The EV/EBITDA multiple of 78.13 is high due to the cyclically low EBITDA of $56 million. If the cycle turns and EBITDA normalizes toward historical levels, this multiple would compress, suggesting potential upside.
Other metrics include the price-to-book ratio of 0.85, indicating the market values the company below its accounting equity, and a current ratio of 2.13, confirming balance sheet health. The dividend yield of 2.03% provides income, supported by a payout ratio of 72.19% that is elevated due to current earnings levels.
Comparing to peers, Weyerhaeuser trades at 3.22 times EV/Revenue and Louisiana-Pacific at 1.93 times, both at premiums to West Fraser's 0.93. This valuation reflects current losses but also suggests potential if the company's diversification and operational improvements drive a recovery.
Conclusion: The Asymmetric Bet on Supply Discipline
West Fraser is executing a counter-cyclical strategy: strengthening the business while competitors face challenges, preserving liquidity, and positioning for gains when the market recovers. The company's permanent capacity removals, combined with industry-wide closures and tariff pressures, are creating a supply environment that may benefit survivors.

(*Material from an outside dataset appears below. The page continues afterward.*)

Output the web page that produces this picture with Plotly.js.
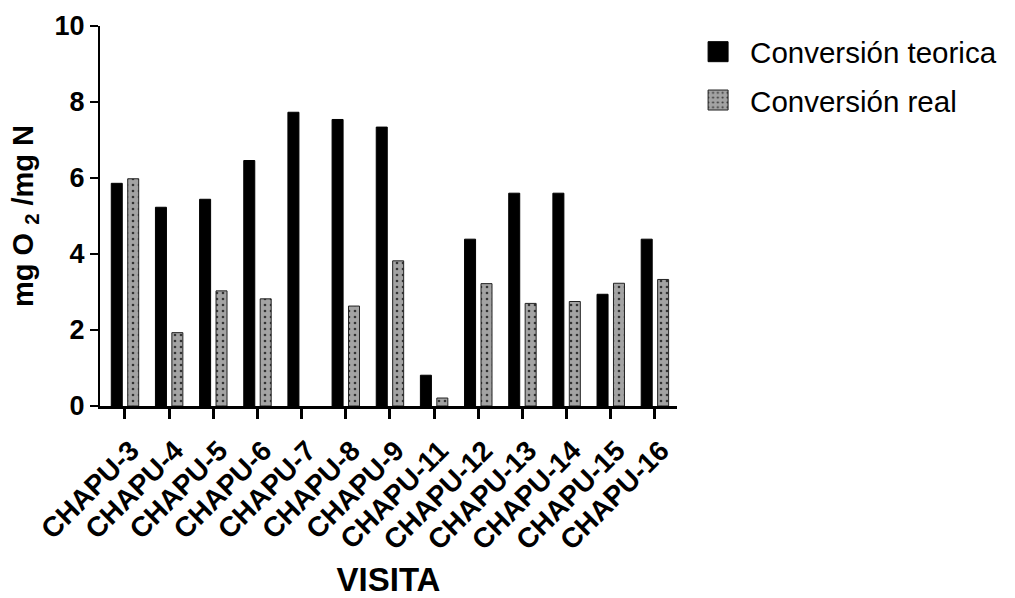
<!DOCTYPE html>
<html>
<head>
<meta charset="utf-8">
<script src="https://cdn.plot.ly/plotly-3.0.1.min.js"></script>
<style>html,body{margin:0;padding:0;background:#fff}#chart{width:1015px;height:598px}</style>
</head>
<body>
<div id="chart"></div>
<script>
const categories = ["CHAPU-3","CHAPU-4","CHAPU-5","CHAPU-6","CHAPU-7","CHAPU-8","CHAPU-9","CHAPU-11","CHAPU-12","CHAPU-13","CHAPU-14","CHAPU-15","CHAPU-16"];
const teorica = [5.86, 5.23, 5.44, 6.46, 7.73, 7.54, 7.34, 0.81, 4.39, 5.60, 5.60, 2.94, 4.39];
const real    = [5.98, 1.93, 3.03, 2.82, null, 2.63, 3.82, 0.21, 3.22, 2.70, 2.75, 3.23, 3.33];
const yTicks = [0, 2, 4, 6, 8, 10];

const FONT = "Arial, 'Liberation Sans', sans-serif";

const traces = [
  {
    type: "bar", name: "Conversión teorica", x: categories, y: teorica,
    legendgroup: "a",
    marker: {color: "#000000", line: {color: "#000000", width: 1}}
  },
  {
    type: "bar", name: "Conversión real", x: categories, y: real,
    legendgroup: "b",
    marker: {color: "#9e9e9e", line: {color: "#222222", width: 1},
      pattern: {shape: ".", fgcolor: "#333333", bgcolor: "#a3a3a3", size: 6, solidity: 0.15}}
  }
];

const layout = {
  width: 1015, height: 598,
  margin: {l: 100, r: 338, t: 26, b: 192, pad: 0},
  paper_bgcolor: "#fff", plot_bgcolor: "#fff",
  font: {family: FONT, color: "#000"},
  barmode: "group", bargap: 0.256, bargroupgap: 0.33,
  showlegend: true,
  legend: {
    x: 1.04, y: 1.0, xanchor: "left", yanchor: "top",
    font: {family: FONT, size: 29.5, color: "#000"},
    traceorder: "grouped", tracegroupgap: 7,
    itemwidth: 40, bgcolor: "rgba(0,0,0,0)"
  },
  xaxis: {
    type: "category", range: [-0.566, 12.5],
    showline: true, linecolor: "#000", linewidth: 3,
    ticks: "outside", ticklen: 10, tickwidth: 3, tickcolor: "#000",
    tickangle: -45, ticklabelstandoff: 4, ticklabelshift: 6,
    tickfont: {family: FONT, size: 28, color: "#000", weight: "bold"},
    showgrid: false, zeroline: false,
    title: {text: "<b>VISITA</b>", font: {family: FONT, size: 33, color: "#000"}, standoff: 26}
  },
  yaxis: {
    range: [0, 10], tickvals: yTicks, ticktext: yTicks.map(String),
    showline: true, linecolor: "#000", linewidth: 2,
    ticks: "outside", ticklen: 8, tickwidth: 2, tickcolor: "#000",
    tickfont: {family: FONT, size: 27, color: "#000", weight: "bold"},
    showgrid: false, zeroline: false,
    title: {text: "<b>mg O <sub>2</sub> /mg N</b>", font: {family: FONT, size: 29, color: "#000"}, standoff: 12}
  }
};

Plotly.newPlot("chart", traces, layout, {displayModeBar: false, staticPlot: true}).then(function (gd) {
  gd.querySelectorAll(".legend .legendpoints path").forEach(function (p) {
    p.setAttribute("d", "M3,10H-17V-10H3Z");
  });
});
</script>
</body>
</html>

The investment thesis depends on the timing of U.S. housing demand recovery and West Fraser's ability to execute its high-grading strategy. If housing starts return toward historical norms and Henderson achieves its low-cost targets, West Fraser's modernized asset base and geographic flexibility should generate EBITDA well above the $673 million achieved in 2024.
The situation presents an asymmetric profile: downside is mitigated by a strong balance sheet and diversified revenue streams, while upside is supported by operating leverage on an improved cost base. For investors focused on the long term, West Fraser offers a combination of cyclical potential and strategic execution in a consolidating industry.